(YOUR GOAL): Filter this material down to the lines that hold "chart", copying each one.

(RECORDED DATA):
_____
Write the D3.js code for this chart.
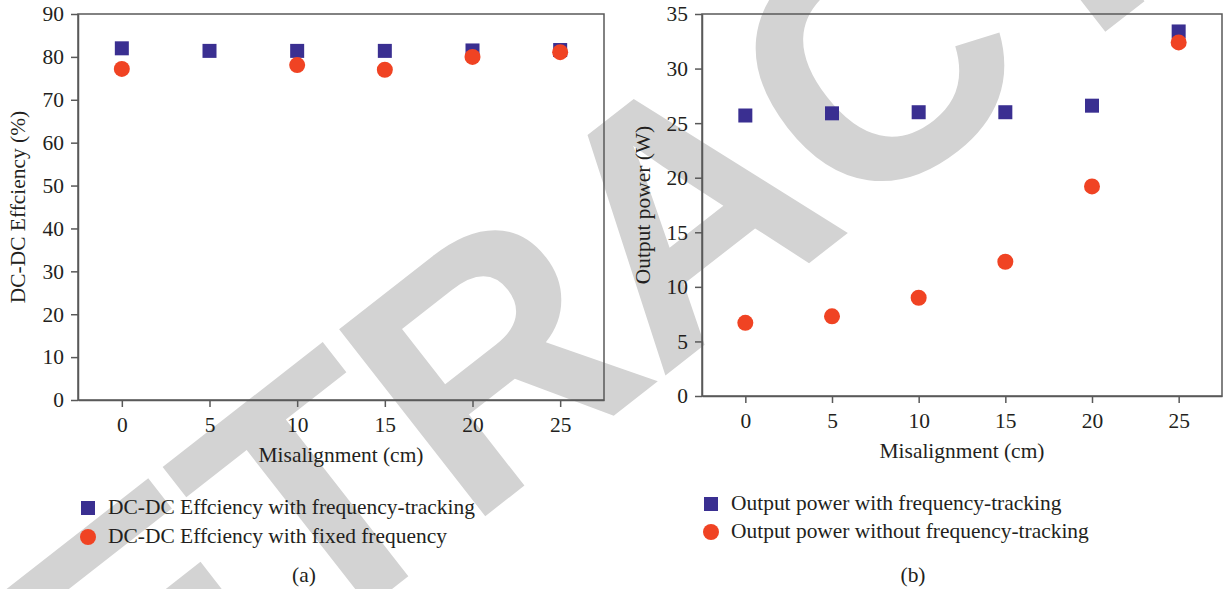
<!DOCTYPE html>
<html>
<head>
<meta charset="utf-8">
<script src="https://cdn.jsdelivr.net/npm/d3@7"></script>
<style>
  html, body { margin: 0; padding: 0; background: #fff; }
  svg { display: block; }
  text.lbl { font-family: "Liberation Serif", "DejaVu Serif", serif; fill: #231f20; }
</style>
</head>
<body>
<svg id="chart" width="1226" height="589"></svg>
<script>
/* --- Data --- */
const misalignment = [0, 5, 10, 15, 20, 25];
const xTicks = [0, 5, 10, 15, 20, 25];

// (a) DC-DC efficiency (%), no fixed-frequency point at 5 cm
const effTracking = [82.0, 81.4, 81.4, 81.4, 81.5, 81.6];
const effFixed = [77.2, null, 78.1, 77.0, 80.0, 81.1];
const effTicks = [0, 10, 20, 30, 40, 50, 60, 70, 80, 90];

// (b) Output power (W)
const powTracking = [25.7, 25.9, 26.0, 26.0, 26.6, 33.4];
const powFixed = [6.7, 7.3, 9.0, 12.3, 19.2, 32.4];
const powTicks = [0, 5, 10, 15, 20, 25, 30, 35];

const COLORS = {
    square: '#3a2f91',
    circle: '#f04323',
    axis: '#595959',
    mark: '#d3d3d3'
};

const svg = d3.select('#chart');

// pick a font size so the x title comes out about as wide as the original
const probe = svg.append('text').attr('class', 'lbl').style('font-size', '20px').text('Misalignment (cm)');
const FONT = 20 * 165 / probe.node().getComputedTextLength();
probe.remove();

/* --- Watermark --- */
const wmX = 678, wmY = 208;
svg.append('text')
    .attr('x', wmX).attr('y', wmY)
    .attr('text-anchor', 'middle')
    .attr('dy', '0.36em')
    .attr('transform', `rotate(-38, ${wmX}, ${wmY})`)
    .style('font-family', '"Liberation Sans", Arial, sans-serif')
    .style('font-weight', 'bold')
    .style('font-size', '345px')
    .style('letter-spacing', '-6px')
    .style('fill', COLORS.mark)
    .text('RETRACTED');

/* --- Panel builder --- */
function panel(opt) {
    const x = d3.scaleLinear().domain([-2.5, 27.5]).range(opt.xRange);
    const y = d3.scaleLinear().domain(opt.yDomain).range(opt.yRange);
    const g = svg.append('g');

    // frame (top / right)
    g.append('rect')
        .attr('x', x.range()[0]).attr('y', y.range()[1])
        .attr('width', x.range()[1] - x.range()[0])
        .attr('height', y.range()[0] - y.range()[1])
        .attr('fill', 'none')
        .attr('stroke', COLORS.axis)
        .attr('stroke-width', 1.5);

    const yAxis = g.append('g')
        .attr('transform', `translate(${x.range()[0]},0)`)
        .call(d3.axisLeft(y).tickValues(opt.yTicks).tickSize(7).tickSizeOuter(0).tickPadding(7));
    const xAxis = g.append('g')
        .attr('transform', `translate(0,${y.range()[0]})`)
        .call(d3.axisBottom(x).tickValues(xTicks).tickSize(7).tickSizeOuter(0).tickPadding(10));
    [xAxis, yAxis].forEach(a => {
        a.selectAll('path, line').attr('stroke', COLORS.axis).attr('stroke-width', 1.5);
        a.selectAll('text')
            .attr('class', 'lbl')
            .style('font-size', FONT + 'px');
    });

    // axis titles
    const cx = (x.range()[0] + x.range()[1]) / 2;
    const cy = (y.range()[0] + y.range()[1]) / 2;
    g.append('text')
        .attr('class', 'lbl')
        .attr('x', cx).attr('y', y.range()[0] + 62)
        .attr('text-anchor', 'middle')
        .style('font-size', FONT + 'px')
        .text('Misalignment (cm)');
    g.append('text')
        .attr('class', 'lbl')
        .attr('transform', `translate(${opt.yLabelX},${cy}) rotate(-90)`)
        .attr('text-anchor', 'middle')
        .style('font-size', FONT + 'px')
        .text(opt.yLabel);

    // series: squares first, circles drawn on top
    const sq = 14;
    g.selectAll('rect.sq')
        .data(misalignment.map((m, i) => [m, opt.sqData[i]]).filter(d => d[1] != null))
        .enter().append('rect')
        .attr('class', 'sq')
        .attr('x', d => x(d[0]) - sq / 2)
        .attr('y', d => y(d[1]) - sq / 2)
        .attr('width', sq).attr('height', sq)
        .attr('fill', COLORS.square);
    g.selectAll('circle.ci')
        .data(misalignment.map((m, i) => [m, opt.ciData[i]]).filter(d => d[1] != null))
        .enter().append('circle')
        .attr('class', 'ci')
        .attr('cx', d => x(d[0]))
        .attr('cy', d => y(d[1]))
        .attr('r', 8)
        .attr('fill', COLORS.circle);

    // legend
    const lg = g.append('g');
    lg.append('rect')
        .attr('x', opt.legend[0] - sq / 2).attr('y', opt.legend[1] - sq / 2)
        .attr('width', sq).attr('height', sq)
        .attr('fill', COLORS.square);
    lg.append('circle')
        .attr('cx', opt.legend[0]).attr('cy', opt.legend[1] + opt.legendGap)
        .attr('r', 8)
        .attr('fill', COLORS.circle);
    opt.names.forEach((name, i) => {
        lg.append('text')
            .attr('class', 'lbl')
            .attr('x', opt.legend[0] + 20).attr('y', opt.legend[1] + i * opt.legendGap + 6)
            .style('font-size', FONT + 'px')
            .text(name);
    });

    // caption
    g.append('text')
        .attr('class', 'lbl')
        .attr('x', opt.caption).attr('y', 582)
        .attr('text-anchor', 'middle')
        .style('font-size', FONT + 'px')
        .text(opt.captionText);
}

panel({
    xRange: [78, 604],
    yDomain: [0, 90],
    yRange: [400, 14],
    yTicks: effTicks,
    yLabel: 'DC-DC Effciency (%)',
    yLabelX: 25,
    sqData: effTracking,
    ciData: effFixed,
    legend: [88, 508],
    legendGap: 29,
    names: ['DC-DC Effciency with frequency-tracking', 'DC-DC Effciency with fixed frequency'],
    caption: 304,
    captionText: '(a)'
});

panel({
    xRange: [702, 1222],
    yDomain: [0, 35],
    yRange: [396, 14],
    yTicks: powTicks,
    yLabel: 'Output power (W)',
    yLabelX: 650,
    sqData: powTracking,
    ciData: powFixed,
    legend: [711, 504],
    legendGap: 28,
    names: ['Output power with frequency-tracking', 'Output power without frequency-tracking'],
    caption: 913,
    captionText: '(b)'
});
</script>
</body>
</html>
_____
(FULL ANSWER):
Write the D3.js code for this chart.
<svg id="chart" width="1226" height="589"></svg>
const svg = d3.select('#chart');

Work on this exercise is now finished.